Major League Baseball Hall of Famer Yogi Berra once said, "The future ain't what it used to be." Although he used the saying in the 1970s, the popular quote also aptly describes the state of our workforce today—especially now that every millennial is old enough to work.
For the first time, the millennial generation, or those born between 1980 and 1996, will dominate the workforce this year based on their size alone, eclipsing the Baby Boomers and Generation X. As a result, every aspect of the traditional working world will be turned upside down—from employee retention, benefits, recruiting strategies, to office culture and beyond.
Despite a plethora of millennial-focused musings in the HR industry, managers are still scrambling to understand the unique ideology they bring to the workplace.
Here, five millennial trends impacting the future of work:
1) Millennials make up the majority of workers, starting this year.
For many employers, the millennial "doomsday" has arrived. They now make up 35 percent of the workforce. With both Baby Boomers and Gen X holding down about 31 percent each, that officially makes the millennial generation a force to be reckoned with—compare that to just five years ago when the millennials made up only 25 percent of the workforce, and 10 years ago at only 15 percent.
That's a problem for companies who are still trying to figure out how to attract, manage and retain a younger generation with very different work values than the Baby Boomer, the generation that re-wrote other workforce rules half a century ago.
2) Millennials bring different skills to and want more transparency from their jobs than older workers.
How do hiring managers see millennials? Well, the good news is they are seen as more adaptable, creative, open to change and entrepreneurial compared to Gen X. But 80 percent of hiring managers also view them as narcissistic and 65 percent view them as more money-driven than their predecessors. But compare that to what millennials say they want: exciting work, a good mentor and enjoyable coworkers. Managers who want to retain their millenial employees must appeal to their needs for transparency, regular feedback and fairness.

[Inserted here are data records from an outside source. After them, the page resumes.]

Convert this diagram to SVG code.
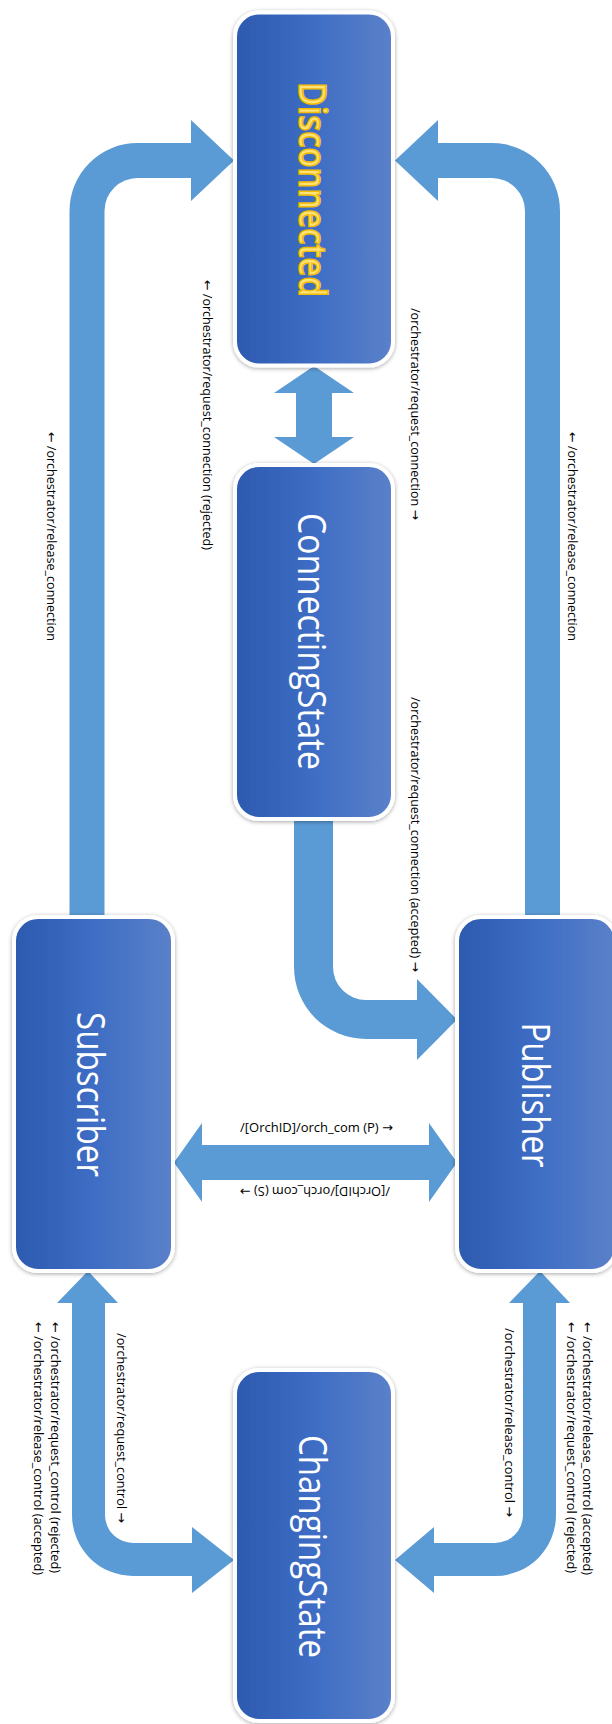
<svg xmlns="http://www.w3.org/2000/svg" width="612" height="1724" viewBox="0 0 612 1724">
<defs>
<linearGradient id="boxGrad" x1="0" y1="0" x2="1" y2="0">
<stop offset="0" stop-color="#2C5AAF"/>
<stop offset="0.5" stop-color="#3E6DC4"/>
<stop offset="1" stop-color="#5B81C9"/>
</linearGradient>
<filter id="shadow" x="-10%" y="-10%" width="120%" height="120%">
<feDropShadow dx="0" dy="1" stdDeviation="2" flood-color="#000" flood-opacity="0.35"/>
</filter>
</defs>
<style>
.box{fill:url(#boxGrad);stroke:#fff;stroke-width:4;filter:url(#shadow)}
.ntext{font-family:"Open Sans","Liberation Sans",sans-serif;font-size:38px;fill:#fff;text-anchor:middle;dominant-baseline:central}
.dtext{font-family:"Open Sans","Liberation Sans",sans-serif;font-size:38px;font-weight:600;fill:#FFE27A;stroke:#F2BC00;stroke-width:1.6;text-anchor:middle;dominant-baseline:central}
.conn{fill:#5B9BD5;stroke:none}
.lbl{font-family:"Open Sans","Liberation Sans","DejaVu Sans",sans-serif;font-size:13px;fill:#000;dominant-baseline:central}
.ar{font-family:"DejaVu Sans",sans-serif}
</style>
<rect width="612" height="1724" fill="#fff"/>
<g id="connectors">
<path class="conn" d="M 69.5 920 L 69.5 211 A 68 68 0 0 1 137.5 143 L 191 143 L 191 120 L 234 160.5 L 191 201 L 191 178 L 137.5 178 A 33 33 0 0 0 104.5 211 L 104.5 920 Z"/>
<path class="conn" d="M 560 920 L 560 211 A 68 68 0 0 0 492 143 L 438 143 L 438 120 L 395 160.5 L 438 201 L 438 178 L 492 178 A 33 33 0 0 1 525 211 L 525 920 Z"/>
<path class="conn" d="M 314 366 L 354 393 L 332 393 L 332 437 L 354 437 L 314 464 L 274 437 L 296 437 L 296 393 L 274 393 Z"/>
<path class="conn" d="M 294 815 L 294 967 A 72 72 0 0 0 366 1039 L 417 1039 L 417 1060 L 457 1019.5 L 417 979 L 417 1000 L 366 1000 A 33 33 0 0 1 333 967 L 333 815 Z"/>
<path class="conn" d="M 174 1162.5 L 202 1123 L 202 1145 L 429 1145 L 429 1123 L 457 1162.5 L 429 1202 L 429 1180 L 202 1180 L 202 1202 Z"/>
<path class="conn" d="M 88 1271 L 118 1303 L 105 1303 L 105 1515 A 28 28 0 0 0 133 1543 L 192 1543 L 192 1527 L 234 1560 L 192 1593 L 192 1576 L 133 1576 A 61 61 0 0 1 72 1515 L 72 1303 L 57 1303 Z"/>
<path class="conn" d="M 540 1271 L 570 1303 L 556 1303 L 556 1515 A 61 61 0 0 1 495 1576 L 434 1576 L 434 1593 L 395 1560 L 434 1527 L 434 1543 L 495 1543 A 28 28 0 0 0 523 1515 L 523 1303 L 509 1303 Z"/>
</g>
<g id="labels">
<text class="lbl" transform="translate(208,280) rotate(90)" textLength="270" lengthAdjust="spacingAndGlyphs"><tspan class="ar">←</tspan> /orchestrator/request_connection (rejected)</text>
<text class="lbl" transform="translate(416,308) rotate(90)" textLength="212" lengthAdjust="spacingAndGlyphs">/orchestrator/request_connection <tspan class="ar">→</tspan></text>
<text class="lbl" transform="translate(52,432) rotate(90)" textLength="209" lengthAdjust="spacingAndGlyphs"><tspan class="ar">←</tspan> /orchestrator/release_connection</text>
<text class="lbl" transform="translate(573,432) rotate(90)" textLength="209" lengthAdjust="spacingAndGlyphs"><tspan class="ar">←</tspan> /orchestrator/release_connection</text>
<text class="lbl" transform="translate(416,697) rotate(90)" textLength="275" lengthAdjust="spacingAndGlyphs">/orchestrator/request_connection (accepted) <tspan class="ar">→</tspan></text>
<text class="lbl" transform="translate(122,1333) rotate(90)" textLength="190" lengthAdjust="spacingAndGlyphs">/orchestrator/request_control <tspan class="ar">→</tspan></text>
<text class="lbl" transform="translate(56,1322) rotate(90)" textLength="251" lengthAdjust="spacingAndGlyphs"><tspan class="ar">←</tspan> /orchestrator/request_control (rejected)</text>
<text class="lbl" transform="translate(39,1322) rotate(90)" textLength="253" lengthAdjust="spacingAndGlyphs"><tspan class="ar">←</tspan> /orchestrator/release_control (accepted)</text>
<text class="lbl" transform="translate(510,1328) rotate(90)" textLength="189" lengthAdjust="spacingAndGlyphs">/orchestrator/release_control <tspan class="ar">→</tspan></text>
<text class="lbl" transform="translate(588,1322) rotate(90)" textLength="253" lengthAdjust="spacingAndGlyphs"><tspan class="ar">←</tspan> /orchestrator/release_control (accepted)</text>
<text class="lbl" transform="translate(572,1322) rotate(90)" textLength="251" lengthAdjust="spacingAndGlyphs"><tspan class="ar">←</tspan> /orchestrator/request_control (rejected)</text>
<text class="lbl" x="240" y="1127" textLength="153" lengthAdjust="spacingAndGlyphs">/[OrchID]/orch_com (P) <tspan class="ar">→</tspan></text>
<text class="lbl" transform="translate(390,1192) rotate(180)" textLength="150" lengthAdjust="spacingAndGlyphs">/[OrchID]/orch_com (S) <tspan class="ar">→</tspan></text>
</g>
<g id="node-disconnected">
<rect class="box" x="235" y="12.5" width="158" height="353" rx="24"/>
<text class="dtext" transform="translate(314,189.5) rotate(90)" textLength="215" lengthAdjust="spacingAndGlyphs">Disconnected</text>
</g>
<g id="node-connectingstate">
<rect class="box" x="235" y="465" width="158" height="354" rx="24"/>
<text class="ntext" transform="translate(313,641.5) rotate(90)" textLength="257" lengthAdjust="spacingAndGlyphs">ConnectingState</text>
</g>
<g id="node-subscriber">
<rect class="box" x="14" y="917" width="159" height="354" rx="24"/>
<text class="ntext" transform="translate(92,1094.5) rotate(90)" textLength="165" lengthAdjust="spacingAndGlyphs">Subscriber</text>
</g>
<g id="node-publisher">
<rect class="box" x="457" y="917" width="159" height="354" rx="24"/>
<text class="ntext" transform="translate(536.5,1095) rotate(90)" textLength="145" lengthAdjust="spacingAndGlyphs">Publisher</text>
</g>
<g id="node-changingstate">
<rect class="box" x="235" y="1370" width="158" height="351" rx="24"/>
<text class="ntext" transform="translate(313.5,1546.5) rotate(90)" textLength="223" lengthAdjust="spacingAndGlyphs">ChangingState</text>
</g>
</svg>
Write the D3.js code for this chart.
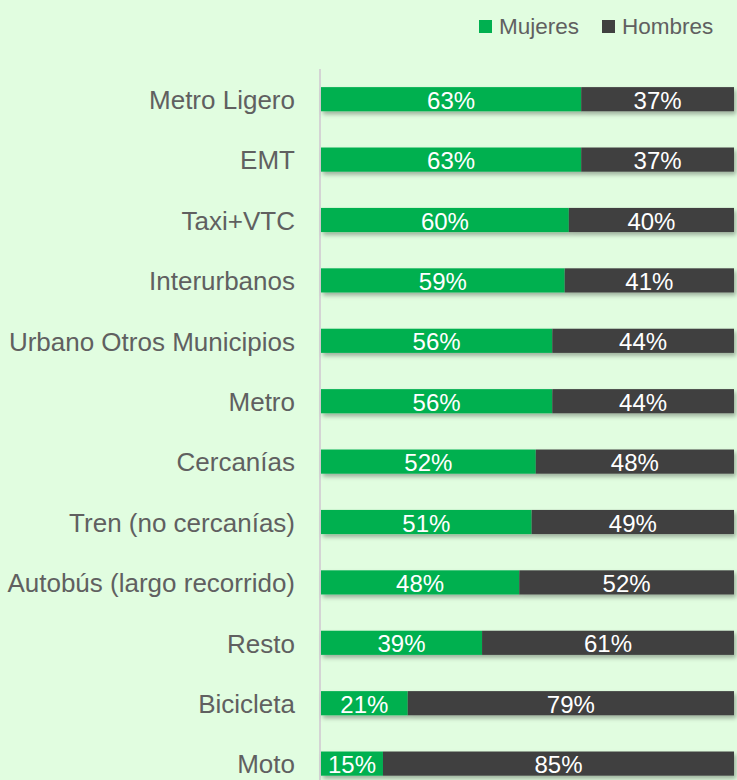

3) Millennials have fostered a new freelance-driven economy.
Millennials' unique workplace skills and desires have led to the "gig economy". A recent study shows that 69 percent of millennials would prefer to freelance if they could find enough projects to earn the salary they are worth and 79 percent would quit their regular job and work for themselves. But millennials are not alone—many workers from all generations feel the same way. Over one-third of the workforce today is considered a freelance employee, independent contractor or temporary worker.
4) Millennials value learning when employed full-time.
Attracting qualified and skilled millennials is difficult enough. Retaining them is even harder. What do millennials value most? Training is crucial—according to a study from Mindflash, 32 percent of millennials say their company lacks adequate training, so they seek out opportunities for themselves. Flexible working hours and cash bonuses rank high as well.
Traditional benefits that motivated the Baby Boomer generation such as more vacation pay, a company car, maternity benefits and travel reimbursement are much less important to the younger population.
5) Fewer people under 30 are getting married, which means more mobility.
Expectations around marriage are changing. In 1960, more than 6 out of every 10 people under 32 years old were married. Fifty years later, the percentage of married people under 32 is less than 30 percent, and falling. With no spouse and often no kids (and no home), millennials are more mobile. They have fewer traditional obligations that used to keep workers from quitting their jobs like families, mortgages and car payments. Those barriers are gone, and with it the ties that kept employees working for the same employer for extended periods.
With the lines between work and life blurring, it's worth examining both societal changes at home and in the office to fully understand this generation. "Millennial" can no longer just be a buzzword thrown around the room like a hot potato—it's time for HR leaders to embrace the new workforce majority, and as a result, embrace the new world of work.